Requirements:
Locate the string "that" in the records below. Copy every line where it occurs.

Plotting code records
"""

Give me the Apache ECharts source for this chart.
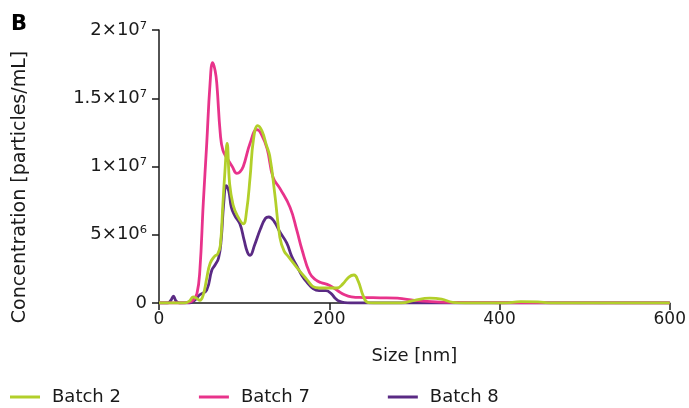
<!DOCTYPE html>
<html>
<head>
<meta charset="utf-8">
<script src="https://cdn.jsdelivr.net/npm/echarts@6/dist/echarts.min.js"></script>
<style>
  html, body { margin: 0; padding: 0; background: #fff; }
  #chart { width: 689px; height: 408px; }
</style>
</head>
<body>
<div id="chart"></div>
<script>
// concentration values in units of 1e6 particles/mL, size in nm
const batch2 = [
  [0, 0], [30, 0], [36, 0.15], [40, 0.45], [44, 0.35], [48, 0.2], [52, 0.6], [56, 1.8],
  [60, 2.9], [65, 3.4], [69, 3.6], [72, 4.2], [75, 7.2], [77.5, 9.7], [80, 11.7],
  [83, 8.7], [87, 7.2], [92, 6.4], [99, 5.8], [103, 6.8], [107, 9.2], [111, 12.0],
  [116, 13.0], [121, 12.6], [126, 11.6], [130, 10.8], [136, 8.0], [142, 4.8],
  [147, 3.8], [152, 3.4], [162, 2.6], [174, 1.7], [181, 1.2], [188, 1.1], [200, 1.1],
  [209, 1.1], [216, 1.4], [223, 1.9], [229, 2.05], [234, 1.6], [240, 0.5], [245, 0.05],
  [252, 0], [285, 0], [300, 0.2], [318, 0.35], [332, 0.28], [345, 0.05], [360, 0],
  [405, 0], [425, 0.1], [445, 0.08], [460, 0], [600, 0]
];
const batch7 = [
  [0, 0], [25, 0], [35, 0.05], [40, 0.2], [44.6, 0.7], [48, 2.4], [52, 7.3], [56, 11.6],
  [60, 16.1], [63, 17.6], [66, 17.0], [68, 16.0], [72, 12.4], [75, 11.2], [80, 10.6],
  [86, 10.0], [91.5, 9.5], [95, 9.6], [99, 10.0], [107, 11.7], [115, 12.7], [120, 12.4],
  [127, 11.3], [134, 9.2], [142, 8.4], [154, 7.0], [162, 5.3], [168, 3.9], [177, 2.2],
  [184, 1.7], [190, 1.5], [200, 1.3], [210, 0.9], [218, 0.6], [226, 0.45], [240, 0.4],
  [260, 0.38], [280, 0.35], [300, 0.2], [320, 0.1], [340, 0.05], [400, 0.02], [600, 0]
];
const batch8 = [
  [0, 0], [10, 0], [14, 0.2], [17, 0.5], [20, 0.15], [24, 0], [36, 0], [42, 0.2],
  [48, 0.6], [56, 0.95], [62, 2.4], [66, 2.8], [70, 3.3], [73, 4.6], [76, 7.3], [79, 8.6],
  [82, 8.2], [85, 7.0], [89, 6.4], [95, 5.8], [100, 4.6], [104, 3.7], [107, 3.5],
  [112, 4.2], [119, 5.4], [125, 6.2], [129, 6.3], [135, 6.0], [142, 5.2], [150, 4.4],
  [156, 3.4], [162, 2.7], [168, 2.0], [174, 1.5], [181, 1.05], [188, 0.9], [196, 0.9],
  [202, 0.7], [207, 0.35], [212, 0.12], [218, 0.02], [225, 0], [600, 0]
];
const seriesNames = ['Batch 2', 'Batch 7', 'Batch 8'];
const seriesColors = ['#b2cf2a', '#e8338b', '#5a2a84'];
const yTickLabels = ['0', '5×10⁶', '1×10⁷', '1.5×10⁷', '2×10⁷'];
const xTicks = [0, 200, 400, 600];

const font = 'DejaVu Sans, Verdana, sans-serif';
const ink = '#1a1a1a';
const chart = echarts.init(document.getElementById('chart'));

chart.setOption({
  animation: false,
  textStyle: { fontFamily: font },
  graphic: [
    {
      type: 'text', left: 11, top: 14,
      style: { text: 'B', font: 'bold 21px ' + font, fill: '#000' }
    },
    {
      // y axis title sits a bit below the middle of the axis in the original
      type: 'text', x: 20, y: 187, rotation: Math.PI / 2,
      style: {
        text: 'Concentration [particles/mL]', font: '19px ' + font, fill: ink,
        align: 'center', verticalAlign: 'middle'
      }
    }
  ],
  grid: { left: 159, right: 19, top: 30, bottom: 105 },
  legend: {
    left: 10, top: 388, padding: 0,
    icon: 'rect', itemWidth: 30, itemHeight: 3, itemGap: 78,
    textStyle: { fontSize: 18, color: ink, fontFamily: font, padding: [0, 0, 0, 7] },
    data: seriesNames
  },
  xAxis: {
    type: 'value', min: 0, max: 600, interval: 200,
    name: 'Size [nm]', nameLocation: 'middle', nameGap: 44,
    nameTextStyle: { fontSize: 18, color: ink },
    axisLine: { lineStyle: { color: ink, width: 1.5 } },
    axisTick: { show: true, length: 7, lineStyle: { color: ink, width: 1.5 } },
    axisLabel: { fontSize: 17, color: ink, margin: 8,
      formatter: v => xTicks.includes(v) ? String(v) : '' },
    splitLine: { show: false }
  },
  yAxis: {
    type: 'value', min: 0, max: 20, interval: 5,
    axisLine: { show: true, lineStyle: { color: ink, width: 1.5 } },
    axisTick: { show: true, length: 7, lineStyle: { color: ink, width: 1.5 } },
    axisLabel: { fontSize: 18, color: ink, margin: 12,
      formatter: v => yTickLabels[Math.round(v / 5)] },
    splitLine: { show: false }
  },
  series: [batch2, batch7, batch8].map((d, i) => ({
    name: seriesNames[i],
    type: 'line',
    data: d,
    smooth: 0.45,
    showSymbol: false,
    color: seriesColors[i],
    lineStyle: { width: 2.8, color: seriesColors[i] },
    z: 3 - i
  }))
});
</script>
</body>
</html>
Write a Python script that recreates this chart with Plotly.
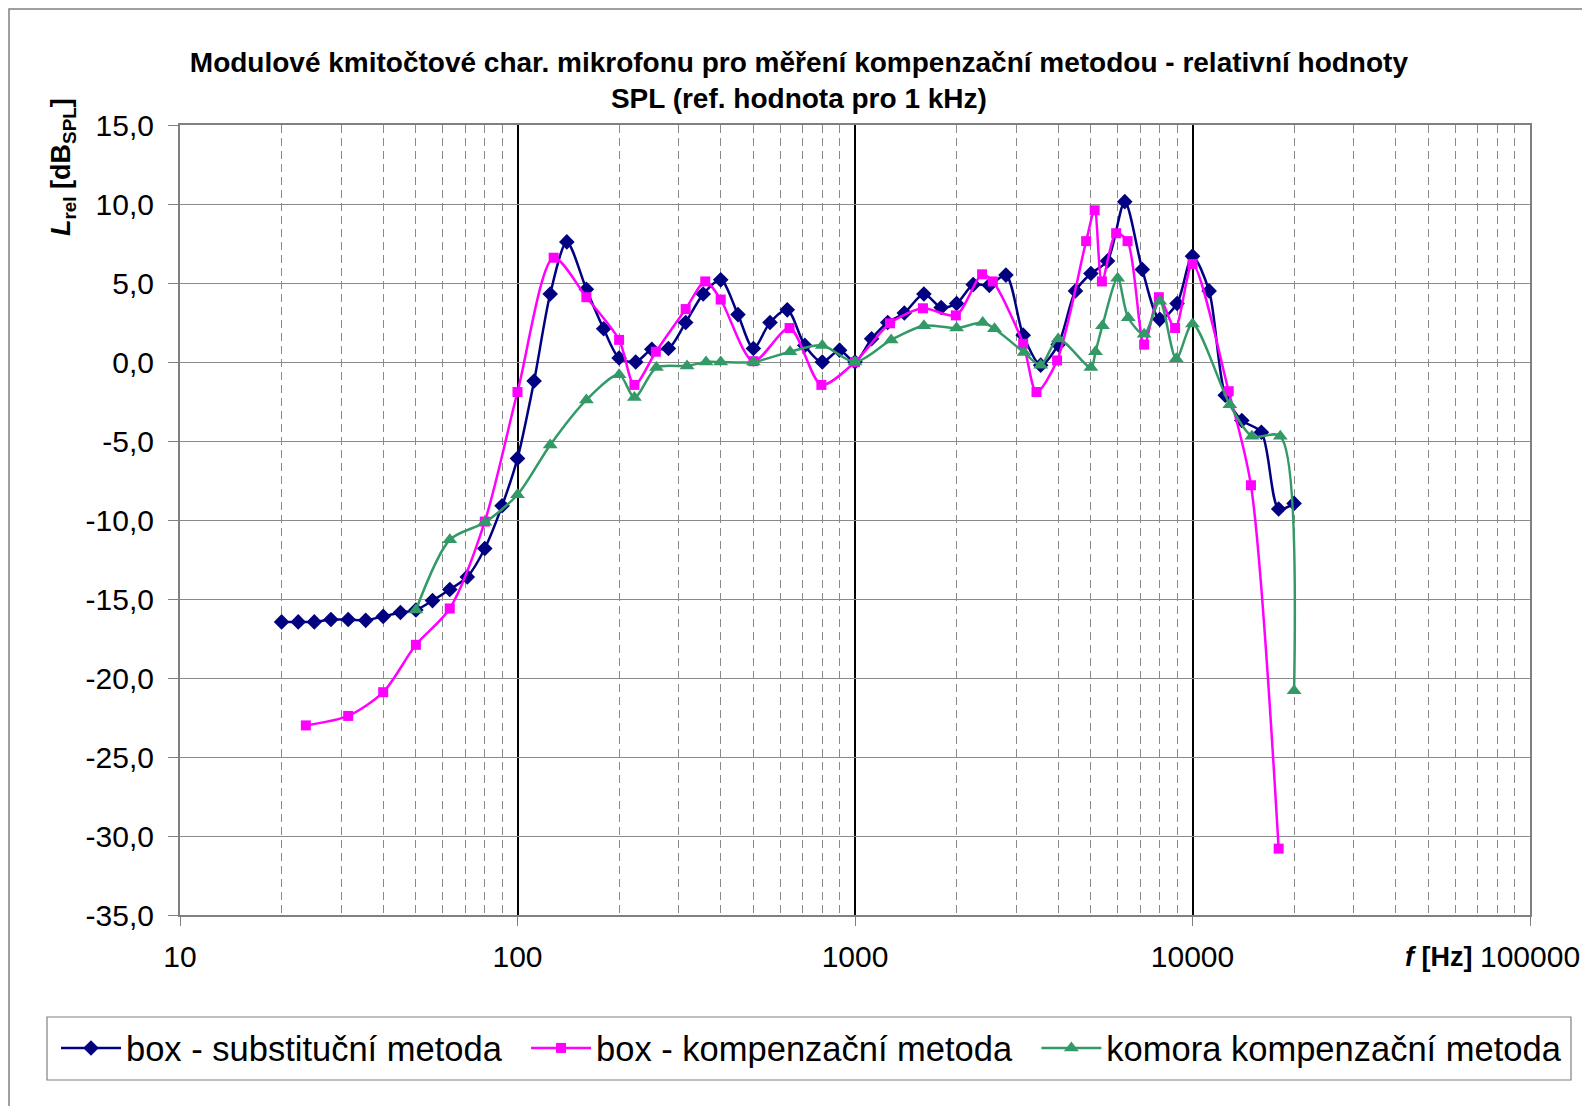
import plotly.graph_objects as go

# ---- data ----
f_sub = [20, 22.4, 25, 28, 31.5, 35.5, 40, 45, 50, 56, 63, 71, 80, 90, 100, 112, 125, 140, 160, 180,
         200, 224, 250, 280, 315, 355, 400, 450, 500, 560, 630, 710, 800, 900, 1000, 1120, 1250, 1400,
         1600, 1800, 2000, 2240, 2500, 2800, 3150, 3550, 4000, 4500, 5000, 5600, 6300, 7100, 8000,
         9000, 10000, 11200, 12500, 14000, 16000, 18000, 20000]
L_sub = [-16.45, -16.45, -16.45, -16.3, -16.3, -16.35, -16.1, -15.85, -15.7, -15.1, -14.4, -13.6, -11.8,
         -9.1, -6.1, -1.2, 4.3, 7.6, 4.6, 2.1, 0.25, 0.0, 0.8, 0.85, 2.5, 4.3, 5.2, 3.0, 0.85, 2.5, 3.3,
         1.05, 0.0, 0.75, 0.0, 1.47, 2.5, 3.1, 4.3, 3.45, 3.7, 4.9, 4.85, 5.5, 1.7, -0.2, 1.1, 4.5, 5.6,
         6.4, 10.15, 5.85, 2.7, 3.7, 6.7, 4.5, -2.1, -3.7, -4.45, -9.3, -8.95]

f_komp = [23.6, 31.5, 40, 50, 63, 80, 100, 128, 160, 200, 222, 257, 315, 360, 400, 500, 640, 795, 1000,
          1270, 1590, 1990, 2380, 2560, 3150, 3450, 3970, 4840, 5130, 5390, 5940, 6420, 7190, 7950,
          8880, 10000, 12800, 14900, 18000]
L_komp = [-23.0, -22.4, -20.9, -17.9, -15.6, -10.1, -1.9, 6.6, 4.1, 1.4, -1.45, 0.65, 3.35, 5.1, 3.95,
          0.05, 2.15, -1.45, 0.0, 2.45, 3.4, 2.95, 5.55, 5.1, 1.15, -1.9, 0.1, 7.65, 9.6, 5.1, 8.15,
          7.65, 1.1, 4.1, 2.15, 6.2, -1.85, -7.8, -30.8]

f_kom = [50, 63, 80, 100, 125, 160, 200, 222, 258, 318, 362, 400, 500, 642, 800, 1000, 1280, 1600,
         2000, 2390, 2590, 3170, 3550, 4000, 5000, 5160, 5410, 6000, 6450, 7190, 8000, 8950, 10000,
         12900, 15000, 18200, 20000]
L_kom = [-15.7, -11.25, -10.15, -8.4, -5.25, -2.4, -0.8, -2.25, -0.35, -0.25, 0.0, 0.0, 0.0, 0.65, 1.05,
         0.0, 1.4, 2.3, 2.15, 2.5, 2.1, 0.6, -0.2, 1.45, -0.35, 0.65, 2.3, 5.3, 2.8, 1.75, 3.85, 0.2,
         2.4, -2.7, -4.7, -4.7, -20.8]

names = ["box - substituční metoda", "box - kompenzační metoda", "komora kompenzační metoda"]

x_ticks = [10, 100, 1000, 10000, 100000]
x_ticktext = ["10", "100", "1000", "10000", "100000"]
x_minor = [m * 10 ** k for k in range(1, 5) for m in range(2, 10)]
y_ticks = [15, 10, 5, 0, -5, -10, -15, -20, -25, -30, -35]
y_ticktext = ["15,0", "10,0", "5,0", "0,0", "-5,0", "-10,0", "-15,0", "-20,0", "-25,0", "-30,0", "-35,0"]

FONT = "Liberation Sans, Arial, sans-serif"
PAD = "&nbsp;&nbsp;"

fig = go.Figure()
fig.add_trace(go.Scatter(x=f_sub, y=L_sub, name=names[0] + PAD, mode="lines+markers",
                         line=dict(color="#000080", width=2.5, shape="spline", smoothing=0.8),
                         marker=dict(symbol="diamond", size=12, color="#000080")))
fig.add_trace(go.Scatter(x=f_komp, y=L_komp, name=names[1] + PAD, mode="lines+markers",
                         line=dict(color="#FF00FF", width=2.5, shape="spline", smoothing=0.8),
                         marker=dict(symbol="square", size=10, color="#FF00FF")))
fig.add_trace(go.Scatter(x=f_kom, y=L_kom, name=names[2], mode="lines+markers",
                         line=dict(color="#339966", width=2.5, shape="spline", smoothing=0.8),
                         marker=dict(symbol="triangle-up", size=13, color="#339966")))

pw = 1350.0
ph = 790.0
fig.update_layout(
    width=1582, height=1106,
    margin=dict(l=180, r=52, t=125, b=191, pad=0, autoexpand=False),
    paper_bgcolor="white", plot_bgcolor="white",
    font=dict(family=FONT, size=30, color="black"),
    title=dict(text="<b>Modulové kmitočtové char. mikrofonu pro měření kompenzační metodou - relativní hodnoty"
                    "<br>SPL (ref. hodnota pro 1 kHz)</b>",
               x=0.505, xref="container", xanchor="center",
               y=1 - 72 / 1106, yref="container", yanchor="middle",
               font=dict(family=FONT, size=28, color="black")),
    showlegend=True,
    legend=dict(orientation="h", x=(56 - 180) / pw, y=(915 - 1019) / ph,
                xanchor="left", yanchor="top",
                font=dict(family=FONT, size=34.5, color="black"),
                borderwidth=0, bgcolor="rgba(0,0,0,0)",
                itemwidth=60),
    xaxis=dict(type="log", range=[1, 5], tickvals=x_ticks, ticktext=x_ticktext,
               automargin=False,
               showgrid=True, gridcolor="black", gridwidth=2,
               showline=True, linecolor="#808080", linewidth=2, mirror=True,
               ticks="outside", ticklen=9, tickcolor="#808080", tickwidth=1,
               ticklabelstandoff=5,
               tickfont=dict(family=FONT, size=30, color="black"),
               minor=dict(tickvals=x_minor, showgrid=True, gridcolor="#8a8a8a", gridwidth=1,
                          griddash="8px,5px", ticks=""),
               zeroline=False),
    yaxis=dict(range=[-35, 15], tickvals=y_ticks, ticktext=y_ticktext,
               automargin=False,
               showgrid=True, gridcolor="#8a8a8a", gridwidth=1,
               showline=True, linecolor="#808080", linewidth=2, mirror=True,
               ticks="outside", ticklen=10, tickcolor="#808080", tickwidth=1,
               ticklabelstandoff=8,
               tickfont=dict(family=FONT, size=30, color="black"),
               zeroline=False),
    shapes=[
        dict(type="rect", xref="paper", yref="paper",
             x0=(9 - 180) / pw, x1=1.1, y0=-0.4, y1=(915 - 9) / ph,
             line=dict(color="#808080", width=1.5), fillcolor="rgba(0,0,0,0)", layer="below"),
        dict(type="rect", xref="paper", yref="paper",
             x0=(47 - 180) / pw, x1=(1571 - 180) / pw, y0=(915 - 1080) / ph, y1=(915 - 1017) / ph,
             line=dict(color="#808080", width=1.2), fillcolor="rgba(0,0,0,0)", layer="below"),
    ],
    annotations=[
        dict(text="<b><i>L</i><sub>rel</sub> [dB<sub>SPL</sub>]</b>", textangle=-90,
             xref="paper", yref="paper", x=(63 - 180) / pw, y=(915 - 167) / ph,
             xanchor="center", yanchor="middle", showarrow=False,
             font=dict(family=FONT, size=27, color="black")),
        dict(text="<b><i>f</i> [Hz]</b>",
             xref="paper", yref="paper", x=(1474 - 180) / pw, y=(915 - 957) / ph,
             xanchor="right", yanchor="middle", showarrow=False,
             font=dict(family=FONT, size=27, color="black")),
    ],
)

fig.write_html("out.html", config={"displayModeBar": False},
               post_script="document.body.style.margin='0';document.body.style.overflow='hidden';")
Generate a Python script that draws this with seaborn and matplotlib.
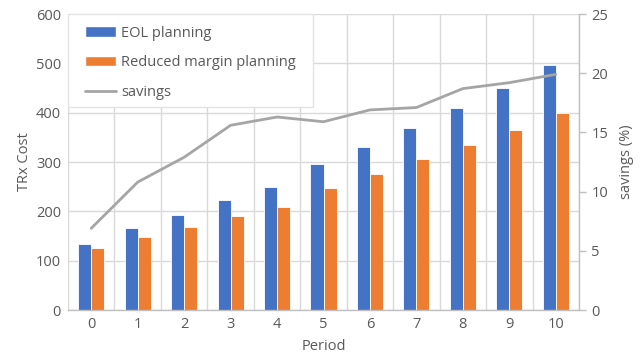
import matplotlib
matplotlib.use("Agg")
import matplotlib.pyplot as plt
from matplotlib.patches import Patch, Rectangle
from matplotlib.lines import Line2D
import numpy as np
import pandas as pd
import seaborn as sns

# Cost per planning period and the relative saving of reduced-margin planning
periods = list(range(11))
eol_cost = [134, 166, 192, 223, 249, 295, 331, 369, 410, 451, 496]
reduced_margin_cost = [125, 147, 168, 190, 209, 248, 276, 307, 334, 365, 399]
savings_pct = [6.9, 10.8, 12.9, 15.6, 16.3, 15.9, 16.9, 17.1, 18.7, 19.2, 19.9]

series_names = ["EOL planning", "Reduced margin planning"]
bar_colors = ["#4472C4", "#ED7D31"]
line_color = "#A5A5A5"
text_color = "#595959"
grid_color = "#D9D9D9"
axis_color = "#BFBFBF"
fs = 10.5

sns.set_theme(style="white")
plt.rcParams["font.family"] = ["Open Sans", "DejaVu Sans"]

df = pd.DataFrame({
    "Period": periods * 2,
    "cost": eol_cost + reduced_margin_cost,
    "plan": [series_names[0]] * len(periods) + [series_names[1]] * len(periods),
})

fig = plt.figure(figsize=(6.42, 3.6), dpi=100)
ax = fig.add_axes([68 / 642, 50 / 360, 511 / 642, 296 / 360])

sns.barplot(data=df, x="Period", y="cost", hue="plan", hue_order=series_names,
            palette=bar_colors, saturation=1, width=0.56, edgecolor="white",
            linewidth=0.6, legend=False, ax=ax)

ax.set_xlim(-0.5, 10.5)
ax.set_ylim(0, 600)
ax.set_yticks(np.arange(0, 601, 100))
ax.set_xticks(np.arange(-0.5, 11, 1), minor=True)
ax.set_axisbelow(True)
ax.yaxis.grid(True, which="major", color=grid_color, lw=1)
ax.xaxis.grid(True, which="minor", color=grid_color, lw=1)
ax.xaxis.grid(False, which="major")
for side in ["left", "top", "right"]:
    ax.spines[side].set_visible(False)
ax.spines["bottom"].set_color(axis_color)
ax.spines["bottom"].set_linewidth(1)
ax.tick_params(axis="both", which="both", length=0, labelsize=fs, labelcolor=text_color)
ax.tick_params(axis="y", pad=5)
ax.tick_params(axis="x", pad=5)
ax.set_xlabel("Period", fontsize=fs, color=text_color, labelpad=5)
ax.set_ylabel("TRx Cost", fontsize=fs, color=text_color, labelpad=3)

ax2 = ax.twinx()
sns.lineplot(x=periods, y=savings_pct, color=line_color, lw=2, ax=ax2)
ax2.set_ylim(0, 25)
ax2.set_yticks(np.arange(0, 26, 5))
ax2.grid(False)
for side in ["left", "top", "bottom"]:
    ax2.spines[side].set_visible(False)
ax2.spines["right"].set_color(axis_color)
ax2.spines["right"].set_linewidth(1)
ax2.tick_params(axis="y", length=5, width=1, color=axis_color, direction="out",
                labelsize=fs, labelcolor=text_color, pad=4)
ax2.set_ylabel("savings (%)", fontsize=fs, color=text_color, labelpad=8)
ax2.set_xlim(-0.5, 10.5)

# Legend panel in the upper-left corner of the plot area
ax2.add_patch(Rectangle((0, 0.686), 0.4795, 0.314, transform=ax2.transAxes,
                        facecolor="white", edgecolor="#E3E3E3", lw=1,
                        zorder=4, clip_on=False))

handles = [Patch(facecolor=bar_colors[0]), Patch(facecolor=bar_colors[1]),
           Line2D([0], [0], color=line_color, lw=2)]
labels = series_names + ["savings"]
leg = ax2.legend(handles, labels, loc="upper left", bbox_to_anchor=(0.034, 0.961),
                 borderaxespad=0, borderpad=0, frameon=False, fontsize=fs,
                 handlelength=2.1, handleheight=0.7, handletextpad=0.35,
                 labelspacing=1.0, labelcolor=text_color)
leg.set_zorder(5)

fig.savefig("out.png", dpi=100)
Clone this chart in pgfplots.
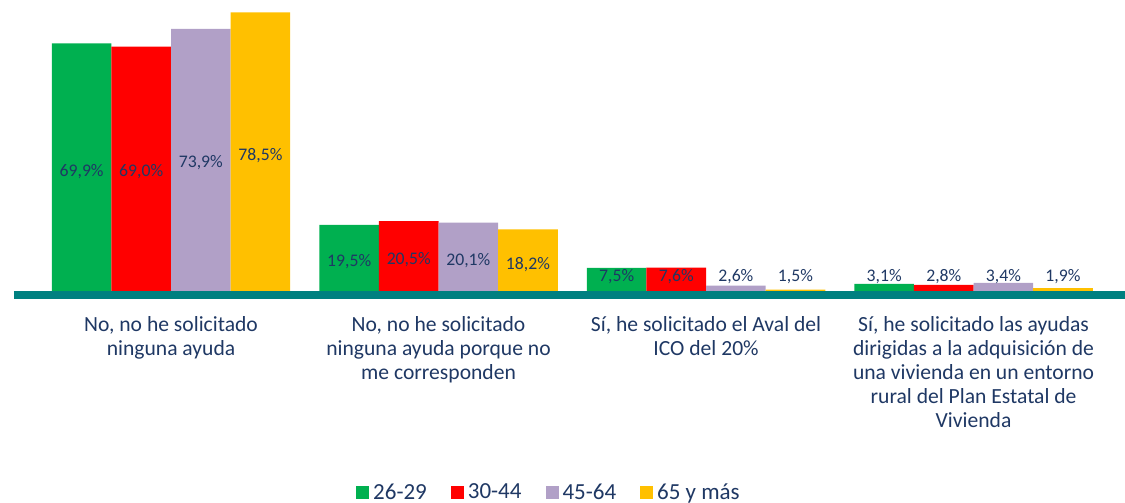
\documentclass[border=0pt]{standalone}
\usepackage{fontspec}
\setmainfont{Carlito}
\usepackage{pgfplots}
\pgfplotsset{compat=1.18}

\definecolor{cgreen}{RGB}{0,176,80}
\definecolor{cred}{RGB}{255,0,0}
\definecolor{clav}{RGB}{177,160,199}
\definecolor{cgold}{RGB}{255,192,0}
\definecolor{cteal}{RGB}{0,128,128}
\definecolor{navy}{RGB}{31,56,100}

\begin{document}
\begin{tikzpicture}
\begin{axis}[
  scale only axis, width=555.5pt, height=147.5pt,
  xmin=-0.587, xmax=3.566, ymin=0, ymax=81.94,
  ybar=0pt, bar width=29.8pt,
  axis on top, hide y axis, axis x line*=bottom,
  x axis line style={cteal, line width=4pt, -},
  xtick={0,1,2,3}, major tick length=0pt,
  xticklabels={{No, no he solicitado\\ninguna ayuda},
    {No, no he solicitado\\ninguna ayuda porque no\\me corresponden},
    {Sí, he solicitado el Aval del\\ICO del 20\%},
    {Sí, he solicitado las ayudas\\dirigidas a la adquisición de\\una vivienda en un entorno\\rural del Plan Estatal de\\Vivienda}},
  xticklabel style={align=center, font=\fontsize{10.8}{12}\selectfont, text=navy,
    anchor=north, inner sep=0pt, yshift=-10.5pt},
  legend style={at={(axis description cs:0.4824,-0.671)}, anchor=center, draw=none,
    font=\fontsize{11.5}{13}\selectfont, text=navy,
    /tikz/every even column/.append style={column sep=10pt}},
  legend columns=4,
  legend image code/.code={\fill[#1] (-1pt,-3.25pt) rectangle (5.5pt,3.25pt);},
  /pgf/number format/.cd, fixed, fixed zerofill, precision=1, use comma, assume math mode=true,
  /pgfplots/.cd,
  vlabel/.style={draw=none, fill=none, forget plot, point meta=explicit,
    nodes near coords={\pgfmathprintnumber{\pgfplotspointmeta}\%},
    every node near coord/.append style={anchor=center, text=navy,
      font=\fontsize{8.85}{10}\selectfont, inner sep=0pt}},
]
\coordinate (o) at (rel axis cs:0,0);
% bars
\addplot[fill=cgreen, draw=none, bar shift=-44.7pt] coordinates {(0,69.9) (1,19.5) (2,7.5) (3,3.1)};
\addlegendentry{26-29}
\addplot[fill=cred, draw=none, bar shift=-14.9pt] coordinates {(0,69.0) (1,20.5) (2,7.6) (3,2.8)};
\addlegendentry{30-44}
\addplot[fill=clav, draw=none, bar shift=14.9pt] coordinates {(0,73.9) (1,20.1) (2,2.6) (3,3.4)};
\addlegendentry{45-64}
\addplot[fill=cgold, draw=none, bar shift=44.7pt] coordinates {(0,78.5) (1,18.2) (2,1.5) (3,1.9)};
\addlegendentry{65 y más}
% value labels (y = label position)
\addplot[vlabel, bar shift=-44.7pt] coordinates {(0,34.2)[69.9] (1,9.4)[19.5] (2,5.1)[7.5] (3,5.1)[3.1]};
\addplot[vlabel, bar shift=-14.9pt] coordinates {(0,34.2)[69.0] (1,9.7)[20.5] (2,5.1)[7.6] (3,5.1)[2.8]};
\addplot[vlabel, bar shift=14.9pt] coordinates {(0,36.7)[73.9] (1,9.6)[20.1] (2,5.1)[2.6] (3,5.1)[3.4]};
\addplot[vlabel, bar shift=44.7pt] coordinates {(0,38.7)[78.5] (1,8.5)[18.2] (2,5.1)[1.5] (3,5.1)[1.9]};
\end{axis}
\pgfresetboundingbox
\path[use as bounding box] ([shift={(-7pt,-104pt)}]o) rectangle ([shift={(555.5pt,147.5pt)}]o);
\end{tikzpicture}
\end{document}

"""

Exercise output:
Write a Python script that recreates this chart with Plotly.
Generate a Python script that draws this with seaborn and matplotlib.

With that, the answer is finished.